I just had "this" happen to me after an ISP external IP number change. Nothing I did made any difference, but searching for the "context canceled" brought me here. Since restarting (I use the monolith docker image) made no difference I stopped and removed the image, deleted the jetstream volume and then pulled a fresh image. That finally got the server running again.

Dendrite version 0.13.6+87f028d

(was at 0.13.5 when the IP number initially changed, upgrade as one of the things I tried to get things running again)

Typical log error, and I know they don't say much. That was all there was besides the normal stuff.

time="2024-02-13T17:59:07.748363621Z" level=error msg="SendEvents failed" error="InputRoomEventsResponse: context canceled" req.id=************ req.method=PUT req.path="/_matrix/client/r0/rooms/!hooh0PDGQ1jLlf5u:************/send/m.room.encrypted/kMXEventLocalId_************************" user_id="@*************"

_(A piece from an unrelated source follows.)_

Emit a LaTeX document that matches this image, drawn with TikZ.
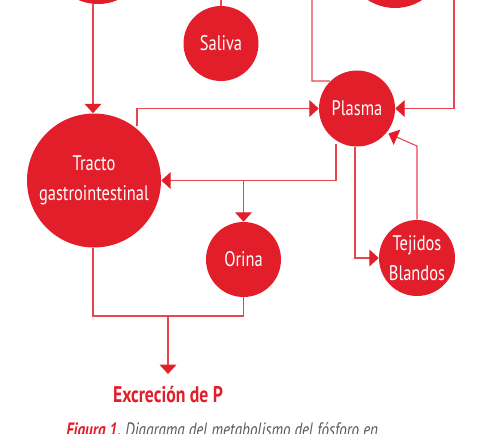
\documentclass[tikz,border=0pt]{standalone}
\usepackage{fontspec}
\setmainfont[FakeStretch=0.78]{PT Sans}
\usetikzlibrary{arrows.meta}
\definecolor{cred}{HTML}{E31E2B}
\definecolor{lred}{HTML}{E8454F}
\definecolor{capgray}{HTML}{5A5A5A}
\begin{document}
\begin{tikzpicture}[x=0.75pt,y=-0.75pt,
  blob/.style={circle,fill=cred,draw=none,inner sep=0pt,text=white,font=\fontsize{15.8}{22}\selectfont,align=center},
  link/.style={draw=lred,line width=0.8pt},
  arr/.style={link,-{Triangle[length=7pt,width=12.5pt,fill=cred,color=cred]}}]
\useasboundingbox (0,0) rectangle (493,433);
% nodes
\node[blob,minimum size=100*0.75pt] (tl) at (98,-46) {};
\node[blob,minimum size=100*0.75pt] (tr) at (395,-42) {};
\node[blob,minimum size=75*0.75pt] (sal) at (221,43.5) {Saliva};
\node[blob,minimum size=76*0.75pt] (pla) at (357,108.5) {Plasma};
\node[blob,minimum size=134*0.75pt] (gi) at (94,180.5) {Tracto\\gastrointestinal};
\node[blob,minimum size=75*0.75pt] (ori) at (243.5,259.5) {Orina};
\node[blob,minimum size=76*0.75pt] (tej) at (417,258) {Tejidos\\Blandos};
\node[text=cred,font=\bfseries\fontsize{17}{20}\selectfont] (exc) at (168,394) {Excreción de P};
\node[anchor=base west,inner sep=0pt,font=\itshape\fontsize{14.5}{16}\selectfont] (cap) at (66,436)
  {\textcolor{cred}{\bfseries Figura 1.}\ \textcolor{capgray}{Diagrama del metabolismo del fósforo en}};
% coordinates
\coordinate (tlx) at (93,0);
\coordinate (salx) at (221,0);
\coordinate (trl) at (312,0);
\coordinate (trr) at (454,0);
\coordinate (mid) at (168,316);
\coordinate (tejb) at (417,146);
% connectors
\draw[arr] (tlx |- tl.south) -- (tlx |- gi.north);
\draw[link] (sal.north) -- (salx);
\draw[link] (trl) |- (pla.north west |- 0,81) -- (intersection of pla.center--pla.north west and 0,81--1,81);
\draw[arr] (trr) |- (pla.east);
\draw[arr] (137,126) |- (pla.west);
\draw[arr] (336,144) |- (gi.east);
\draw[arr] (243.5,181) -- (ori.north);
\draw[arr] (355,146.5) |- (tej.west);
\draw[arr] (tej.north) -- (tejb) -- (388.5,133.5);
\draw[link] (93,248) |- (243.5,316);
\draw[link] (ori.south) -- (243.5,316);
\draw[arr] (mid) -- (168,374);
\end{tikzpicture}
\end{document}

Unfortunately it seems deleting jetstream might have caused secondary issues now that'll I try to fix manually now.

time="2024-02-13T19:47:34.506466310Z" level=warning msg="failed to get state after $************* locally" context=missing error="storage: event IDs missing from the database (0 != 1)" room_id="!****************" txn_event="$****************" txn_prev_events="[*********************]"

matrixbot commented 3 weeks ago

This comment was originally posted by @niebloomj at https://github.com/matrix-org/dendrite/issues/2524#issuecomment-1953314956.

I keep having this happen to me. My server is completely busted until a rm -rf ./jetstream and restart dendrite. Then things come back online but I get a bunch of broken event ids error logs for a few hours.